Haha, even less effective than I expected but enjoyed the read nonetheless.
I think if you have the luxury of assuming every token is a dictionary word, you can do much better by simply encoding each word as its index in the dictionary. Using the pidgeonhole principle, you can probably prove that this is at least as good as the autocorrect approach no matter how sophisticated the autocorrect is.
There once was a group of old friends who would get together on a regular basis for social interaction, telling stories and making jokes. As these folks aged, they ended up telling pretty much the same old stories and jokes again and again until they reached the point where they just assigned a number to each.
Decades later, they would gather and sit in silence for long periods until one or the other of them would just say something like "47" and all the other would laugh.
I’m not so sure it’s “at least as good” as sophisticated autocorrect. If you have a sufficiently advanced prediction model, it seems to me that you could make better guesses on context, which might, just by chance, outperform this approach. If you narrowed it down to only words that matches using this approach, but still used some kind of prediction based on context to pick which, I’d expect it to likely perform much better.
I don’t expect that would work. It would compress long words, but most short words would be encoded with numbers longer than the word themselves, and those typically make up most of the words.
The trick is to encode the numbers in binary, not plaintext. But still you'd probably want to use a Huffman coding rather than plain indexes so that the common words are shorter.
> I think if you have the luxury of assuming every token is a dictionary word, you can do much better by simply encoding each word as its index in the dictionary.
It's the standard pool/index tradeoff : instead of storing an array of possibly-duplicate objects, you simply store all unique objects once in a pool and store the array as an array of references into that pool.
You win if the original array of duplicate objects was so long or so duplicated that replacing it with references into the pool is a worthwhile reduction. The objectSize/indexSize ratio also plays some role.
The vast majority of text objects anybody generates won't exceed 4MB though. 4MB is 4 million ascii/utf8 characters, if we assume a typical word in English is 4 characters for simplicity, that's 1 million words without spaces. A quick Google search for "Novel that is 1 million words" yields the fact that this is twice the word count of Lord of the Ring and the word count of the first 3 A Song of Ice and Fire (Game of Thrones) books. Accounting for whitespace, longer common words, and inefficient encoding schemes would bring that overestimate down to, what, 150K words? a 300-page or 600-page book (depending on the spacing) according to Google, still massive.
I see it only working where there's massive pooling, like you say. An OS or a tool provides a known dictionary service and you call into it with a text string and get back an array of indices that you can then decode with another call. That amortizes the dictionary cost among all possible uses of the service, which is a lot if it's a standard well-known service. Another scenario is perhaps in a database\cloud storage\social media, any single text object might be small but the total text they store overall is massive.
Except that the corpus doesn't need to be stored as part of the compressed message, and can be considered part of the compression algorithm. It increases the size of the decoder by ~4MB, but doesn't increase the size of each message.

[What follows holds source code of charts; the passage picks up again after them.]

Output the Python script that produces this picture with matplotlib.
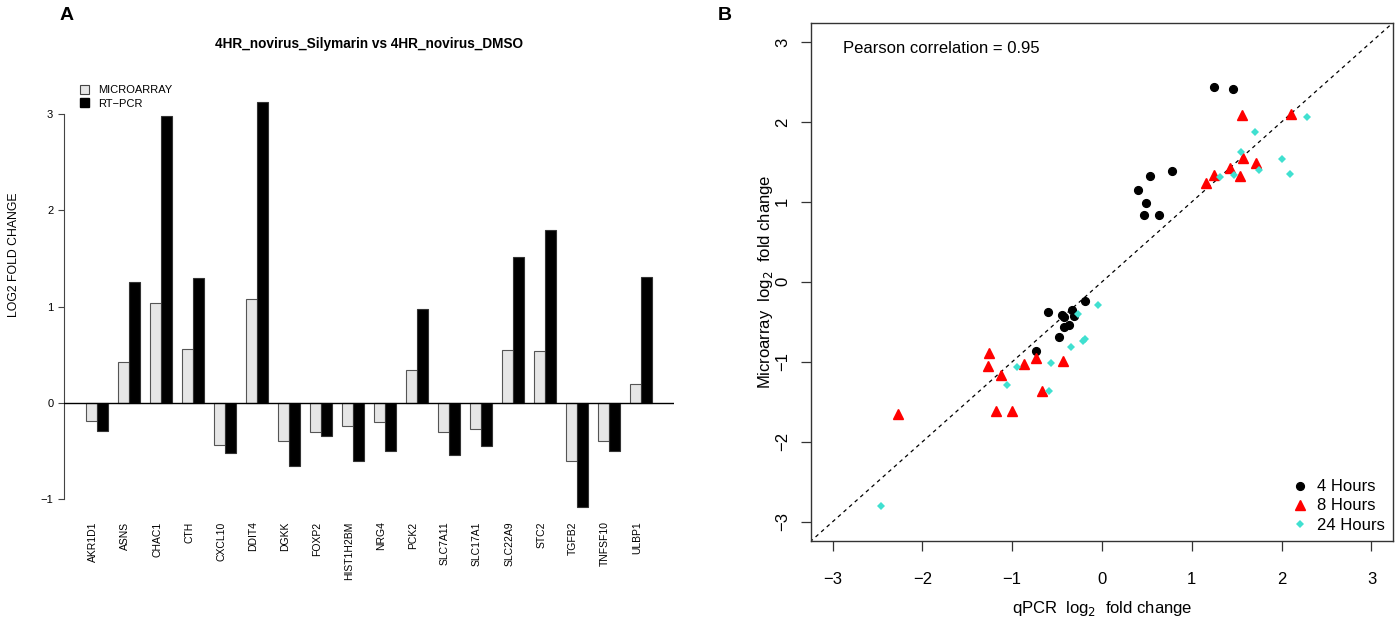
import matplotlib
matplotlib.use("Agg")
import matplotlib.pyplot as plt
import matplotlib.transforms as mtransforms
import numpy as np
from matplotlib.lines import Line2D
from matplotlib.patches import Patch

plt.rcParams["font.family"] = ["Liberation Sans", "DejaVu Sans"]
plt.rcParams["axes.unicode_minus"] = True

# Panel A data
GENES = ["AKR1D1", "ASNS", "CHAC1", "CTH", "CXCL10", "DDIT4", "DGKK", "FOXP2",
         "HIST1H2BM", "NRG4", "PCK2", "SLC7A11", "SLC17A1", "SLC22A9", "STC2",
         "TGFB2", "TNFSF10", "ULBP1"]
MICROARRAY = [-0.19, 0.43, 1.04, 0.56, -0.44, 1.08, -0.39, -0.30,
              -0.24, -0.20, 0.34, -0.30, -0.27, 0.55, 0.54,
              -0.60, -0.40, 0.20]
RT_PCR = [-0.29, 1.26, 2.98, 1.30, -0.52, 3.13, -0.65, -0.34,
          -0.60, -0.50, 0.98, -0.54, -0.45, 1.52, 1.80,
          -1.08, -0.50, 1.31]

# Panel B data (qPCR x, microarray y)
H4_X = [1.25, 1.46, 0.78, 0.53, 0.40, 0.49, 0.47, 0.63,
        -0.19, -0.33, -0.31, -0.60, -0.44, -0.42, -0.42, -0.37, -0.48, -0.74]
H4_Y = [2.44, 2.41, 1.39, 1.32, 1.15, 0.99, 0.83, 0.84,
        -0.24, -0.35, -0.43, -0.38, -0.41, -0.44, -0.56, -0.54, -0.69, -0.87]
H8_X = [1.56, 2.10, 1.57, 1.72, 1.42, 1.25, 1.16, 1.54,
        -1.26, -1.27, -1.12, -0.87, -0.74, -0.43, -0.67, -1.18, -1.00, -2.27]
H8_Y = [2.08, 2.10, 1.55, 1.49, 1.42, 1.33, 1.24, 1.32,
        -0.89, -1.05, -1.17, -1.03, -0.95, -0.99, -1.36, -1.62, -1.62, -1.65]
H24_X = [2.28, 1.70, 1.55, 2.00, 1.75, 2.09, 1.47, 1.31,
         -0.27, -0.04, -0.21, -0.19, -0.35, -0.57, -0.95, -1.06, -0.59, -2.46]
H24_Y = [2.06, 1.87, 1.62, 1.53, 1.40, 1.35, 1.33, 1.31,
         -0.40, -0.29, -0.74, -0.71, -0.81, -1.01, -1.07, -1.29, -1.36, -2.80]
PEARSON = 0.95

W, H = 14.0, 6.23
fig = plt.figure(figsize=(W, H), dpi=100)


def px_rect(left, top, right, bottom):
    return [left / 1400, 1 - bottom / 623, (right - left) / 1400, (bottom - top) / 623]


# ---------------- Panel A ----------------
ax_a = fig.add_axes(px_rect(63.7, 85.2, 674.4, 508.9))
n = len(GENES)
left_micro = 1 + 3 * np.arange(n)
ax_a.bar(left_micro, MICROARRAY, width=1, align="edge", color="#e6e6e6",
         edgecolor="#555555", linewidth=0.8, zorder=2)
ax_a.bar(left_micro + 1, RT_PCR, width=1, align="edge", color="black",
         edgecolor="#333333", linewidth=0.8, zorder=2)
ax_a.axhline(0, color="black", linewidth=1.0, zorder=3)
ax_a.set_xlim(-1.12, 56.12)
ax_a.set_ylim(-1.1, 3.3)
for s in ["top", "right", "bottom"]:
    ax_a.spines[s].set_visible(False)
ax_a.spines["left"].set_bounds(-1, 3)
ax_a.spines["left"].set_color("#444444")
ax_a.set_yticks([-1, 0, 1, 2, 3])
ax_a.tick_params(axis="y", labelsize=8, length=4.5, width=0.8, color="#444444", pad=3)
ax_a.set_xticks(left_micro + 1)
ax_a.set_xticklabels(GENES, rotation=90, fontsize=7.5, va="top", ha="center")
ax_a.tick_params(axis="x", length=0, pad=9)
shift = mtransforms.ScaledTranslation(-4 / 100, 0, fig.dpi_scale_trans)
for lbl in ax_a.get_xticklabels():
    lbl.set_transform(lbl.get_transform() + shift)

fig.text(369 / 1400, 1 - 44 / 623, "4HR_novirus_Silymarin vs 4HR_novirus_DMSO",
         ha="center", va="center", fontsize=9.8, fontweight="bold")
fig.text(14 / 1400, 1 - 255 / 623, "LOG2 FOLD CHANGE", rotation=90,
         ha="center", va="center", fontsize=8.8)
handles_a = [Patch(facecolor="#e6e6e6", edgecolor="#444444", linewidth=0.8, label="MICROARRAY"),
             Patch(facecolor="black", edgecolor="black", label="RT\u2212PCR")]
ax_a.legend(handles=handles_a, loc="upper left", bbox_to_anchor=(80 / 1400, 1 - 85 / 623),
            bbox_transform=fig.transFigure, frameon=False, fontsize=8,
            handlelength=0.8, handleheight=0.8, handletextpad=0.8, labelspacing=0.3,
            borderaxespad=0, borderpad=0)
fig.text(67 / 1400, 1 - 15 / 623, "A", ha="center", va="center", fontsize=14, fontweight="bold")

# ---------------- Panel B ----------------
ax_b = fig.add_axes(px_rect(811, 22.7, 1393, 541))
ax_b.set_xlim(-3.24, 3.24)
ax_b.set_ylim(-3.24, 3.24)
ax_b.plot([-4, 4], [-4, 4], color="black", linewidth=0.9, linestyle=(0, (3, 3)), zorder=1)
ax_b.plot(H4_X, H4_Y, linestyle="none", marker="o", color="black", markersize=5.6, zorder=3)
ax_b.plot(H8_X, H8_Y, linestyle="none", marker="^", color="red", markersize=6.6, zorder=4)
ax_b.plot(H24_X, H24_Y, linestyle="none", marker="D", color="#40e0d0", markersize=3.8,
          markeredgewidth=0, zorder=5)
for s in ax_b.spines.values():
    s.set_linewidth(1.0)
    s.set_color("#333333")
ax_b.set_xticks(np.arange(-3, 4))
ax_b.set_yticks(np.arange(-3, 4))
ax_b.tick_params(axis="both", labelsize=12, length=7, width=0.9, color="#333333")
ax_b.tick_params(axis="x", pad=15)
ax_b.tick_params(axis="y", pad=8)
for lbl in ax_b.get_yticklabels():
    lbl.set_rotation(90)
    lbl.set_va("center")
ax_b.set_xlabel("qPCR  log$_2$  fold change", fontsize=12, labelpad=9)
ax_b.set_ylabel("Microarray  log$_2$  fold change", fontsize=12, labelpad=0)
ax_b.text(0.055, 0.965, f"Pearson correlation = {PEARSON}", transform=ax_b.transAxes,
          ha="left", va="top", fontsize=12)
handles_b = [Line2D([], [], linestyle="none", marker="o", color="black", markersize=5.6, label="4 Hours"),
             Line2D([], [], linestyle="none", marker="^", color="red", markersize=6.6, label="8 Hours"),
             Line2D([], [], linestyle="none", marker="D", color="#40e0d0", markersize=3.8,
                    markeredgewidth=0, label="24 Hours")]
ax_b.legend(handles=handles_b, loc="lower right", frameon=False, fontsize=12,
            handlelength=1.0, handletextpad=0.5, labelspacing=0.25,
            borderaxespad=0.3, borderpad=0.2)
fig.text(725 / 1400, 1 - 15 / 623, "B", ha="center", va="center", fontsize=14, fontweight="bold")

fig.savefig("out.png", dpi=100, facecolor="white")
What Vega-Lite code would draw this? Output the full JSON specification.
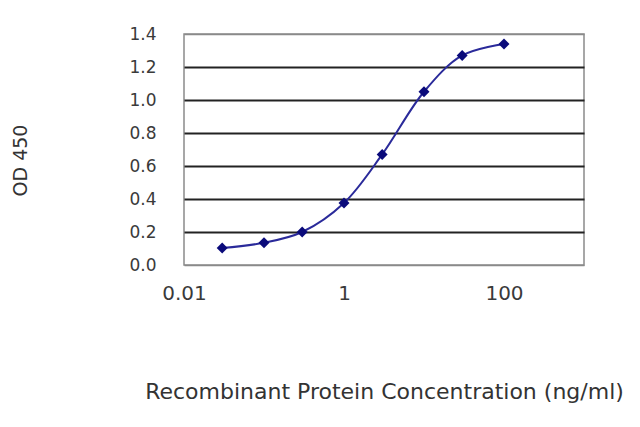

The autocorrect system might be able to do better if it had an understanding of grammar and proper english like GPT3, and could actually fill in missing words, replace words, etc
I think if you have the luxury of assuming every token is a dictionary word, you can do much better by simply encoding each word as its index in the dictionary. Using the pidgeonhole principle, you can probably prove that this is at least as good as the autocorrect approach no matter how sophisticated the autocorrect is.